[Stated problem] Every line from the start of the entries up to and including the one bearing "var yTicks = [0, 0.5, 1.0, 1.5, 2.0];" must be printed verbatim, without the pictures.

%%

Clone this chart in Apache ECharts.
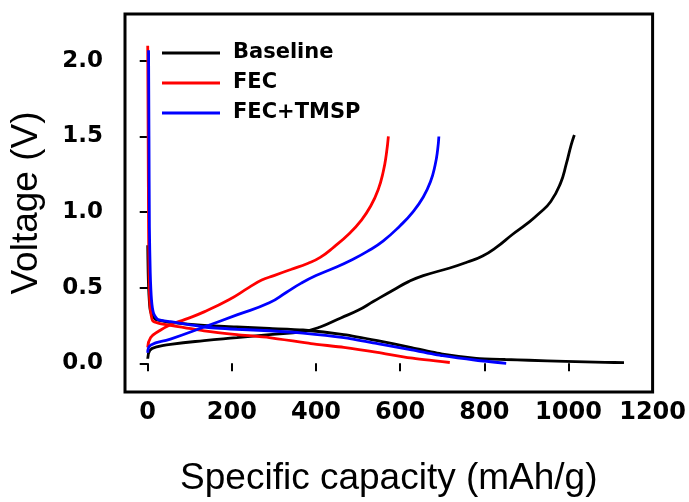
<!DOCTYPE html>
<html>
<head>
<meta charset="utf-8">
<script src="https://cdn.jsdelivr.net/npm/echarts@6/dist/echarts.min.js"></script>
<style>
html,body{margin:0;padding:0;background:#fff;}
#chart{width:689px;height:502px;}
</style>
</head>
<body>
<div id="chart"></div>
<script>
var seriesNames = ['Baseline', 'FEC', 'FEC+TMSP'];
var xTicks = [0, 200, 400, 600, 800, 1000, 1200];
var yTicks = [0, 0.5, 1.0, 1.5, 2.0];

var baselineDischarge = [[0,0.78],[1,0.6],[3,0.45],[6,0.35],[12,0.31],[19,0.29],[35,0.28],[54,0.27],[134,0.25],[212,0.24],[289,0.23],[369,0.22],[466,0.19],[546,0.15],[624,0.105],[701,0.06],[781,0.033],[850,0.025],[906,0.02],[993,0.013],[1087,0.006],[1132,0.004]];
var baselineCharge = [[0,0.03],[5,0.085],[24,0.11],[54,0.125],[134,0.15],[212,0.17],[289,0.19],[369,0.21],[410,0.24],[459,0.30],[500,0.35],[537,0.41],[584,0.485],[620,0.54],[655,0.58],[718,0.63],[760,0.67],[796,0.71],[830,0.77],[866,0.85],[900,0.92],[930,0.99],[958,1.07],[981,1.19],[995,1.32],[1006,1.44],[1014,1.51]];

var fecDischarge = [[0,2.1],[1,1.5],[2,0.9],[3,0.6],[5,0.4],[8,0.32],[12,0.28],[25,0.265],[54,0.25],[134,0.215],[212,0.19],[289,0.17],[388,0.13],[466,0.105],[546,0.072],[624,0.035],[718,0.005]];
var fecCharge = [[0,0.105],[7,0.17],[25,0.21],[54,0.255],[89,0.29],[134,0.34],[193,0.42],[240,0.50],[271,0.55],[300,0.58],[340,0.62],[380,0.66],[410,0.70],[443,0.77],[480,0.86],[506,0.94],[530,1.04],[548,1.15],[560,1.27],[567,1.38],[572,1.50]];

var tmspDischarge = [[2,2.07],[3,1.5],[4,0.9],[6,0.6],[9,0.42],[14,0.33],[24,0.29],[54,0.275],[134,0.24],[212,0.225],[289,0.215],[369,0.2],[466,0.17],[546,0.13],[624,0.09],[701,0.05],[781,0.02],[852,0.0]];
var tmspCharge = [[0,0.07],[7,0.12],[54,0.16],[134,0.24],[212,0.32],[289,0.40],[330,0.47],[365,0.53],[400,0.58],[443,0.63],[482,0.68],[522,0.74],[560,0.81],[600,0.91],[630,1.00],[655,1.10],[672,1.20],[683,1.31],[689,1.41],[692,1.50]];

var colors = {'Baseline':'#000000','FEC':'#ff0000','FEC+TMSP':'#0000ff'};

function mk(name, data, sm){
  return {
    name: name, type: 'line', data: data,
    showSymbol: false, symbol: 'none',
    smooth: sm,
    lineStyle: {color: colors[name], width: 2.8},
    itemStyle: {color: colors[name]},
    animation: false
  };
}

var chart = echarts.init(document.getElementById('chart'), null, {renderer: 'canvas'});
chart.setOption({
  backgroundColor: '#fff',
  animation: false,
  grid: {left: 122, right: 34, top: 14, bottom: 107, show: true, borderColor: '#000', borderWidth: 3, backgroundColor: 'transparent'},
  legend: {
    data: seriesNames,
    orient: 'vertical', left: 157, top: 37,
    itemWidth: 58, itemHeight: 3, icon: 'rect', itemGap: 8,
    textStyle: {fontFamily: 'DejaVu Sans', fontWeight: 'bold', fontSize: 21, color: '#000', lineHeight: 22, padding: [0,0,0,8]}
  },
  xAxis: {
    type: 'value', min: -54, max: 1200,
    splitLine: {show: false},
    axisLine: {show: false},
    axisTick: {show: true, inside: false, length: 8, customValues: xTicks, lineStyle: {color: '#000', width: 2}},
    axisLabel: {customValues: xTicks, margin: 9, fontFamily: 'DejaVu Sans', fontWeight: 'bold', fontSize: 24, color: '#000', formatter: function(v){return String(v);}},
    name: 'Specific capacity (mAh/g)', nameLocation: 'middle', nameGap: 68,
    nameTextStyle: {fontFamily: 'Liberation Sans', fontSize: 37, color: '#000'}
  },
  yAxis: {
    type: 'value', min: -0.19, max: 2.31,
    splitLine: {show: false},
    axisLine: {show: false},
    axisTick: {show: true, inside: false, length: 8, customValues: yTicks, lineStyle: {color: '#000', width: 2}},
    axisLabel: {customValues: yTicks, margin: 22, fontFamily: 'DejaVu Sans', fontWeight: 'bold', fontSize: 23, color: '#000', formatter: function(v){return v.toFixed(1);}},
    name: 'Voltage (V)', nameLocation: 'middle', nameGap: 80, nameRotate: 90,
    nameTextStyle: {fontFamily: 'Liberation Sans', fontSize: 37, color: '#000'}
  },
  series: [
    mk('Baseline', baselineDischarge, 0.2),
    mk('Baseline', baselineCharge, 0.5),
    mk('FEC', fecDischarge, 0.2),
    mk('FEC', fecCharge, 0.5),
    mk('FEC+TMSP', tmspDischarge, 0.2),
    mk('FEC+TMSP', tmspCharge, 0.5)
  ]
});
</script>
</body>
</html>
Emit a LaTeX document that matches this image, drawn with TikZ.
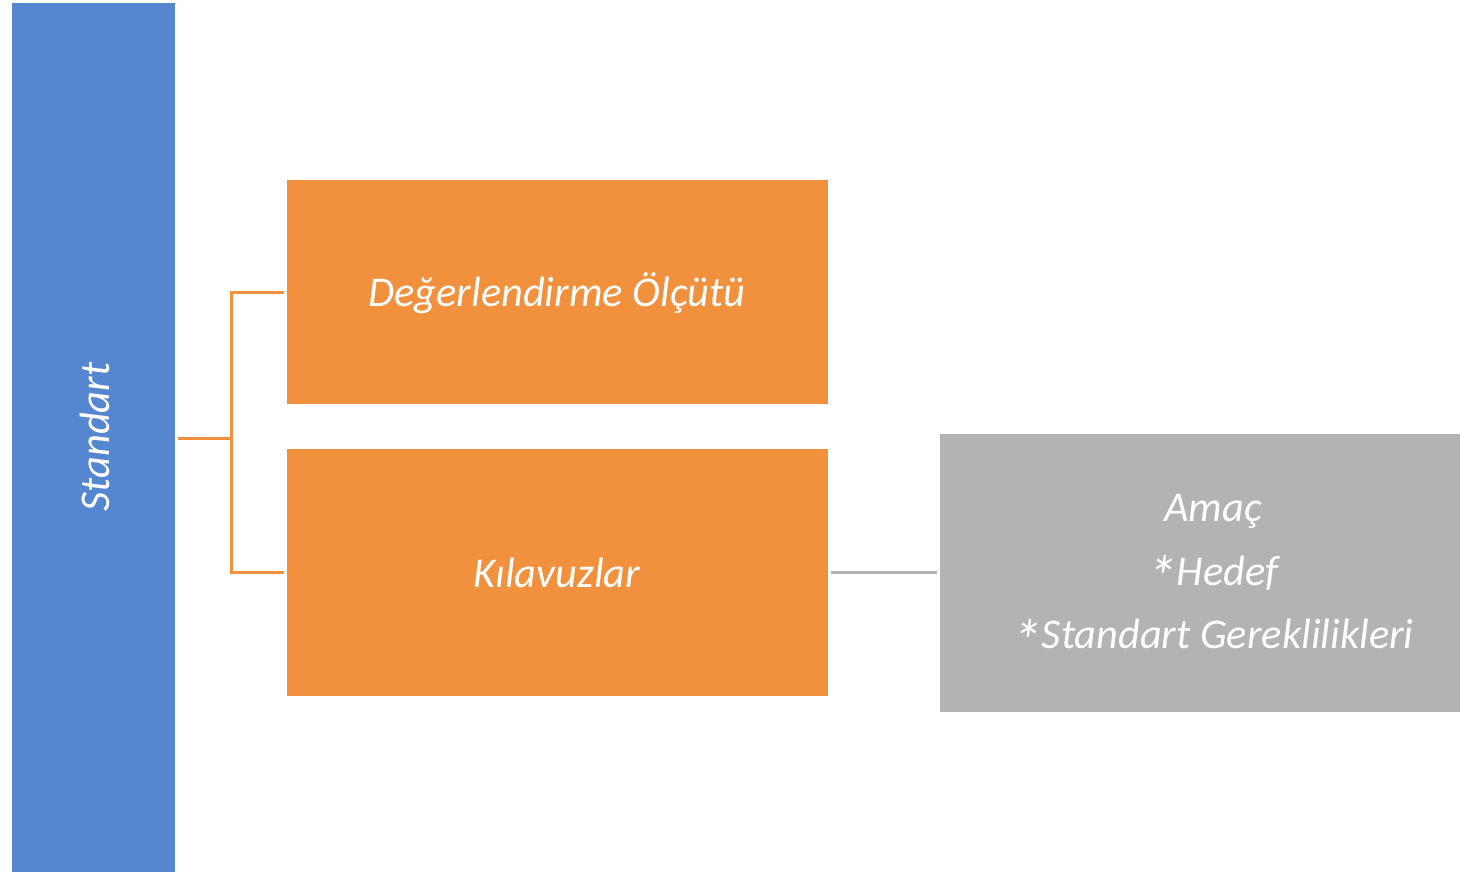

%%

[Complete output]
Clone this chart in Apache ECharts.
<!DOCTYPE html>
<html>
<head>
<meta charset="utf-8">
<script src="https://cdn.jsdelivr.net/npm/echarts@6/dist/echarts.min.js"></script>
<style>
html,body{margin:0;padding:0;background:#fff;}
#chart{width:689px;height:502px;}
</style>
</head>
<body>
<div id="chart"></div>
<script>
var seriesNames = ['Baseline', 'FEC', 'FEC+TMSP'];
var xTicks = [0, 200, 400, 600, 800, 1000, 1200];
var yTicks = [0, 0.5, 1.0, 1.5, 2.0];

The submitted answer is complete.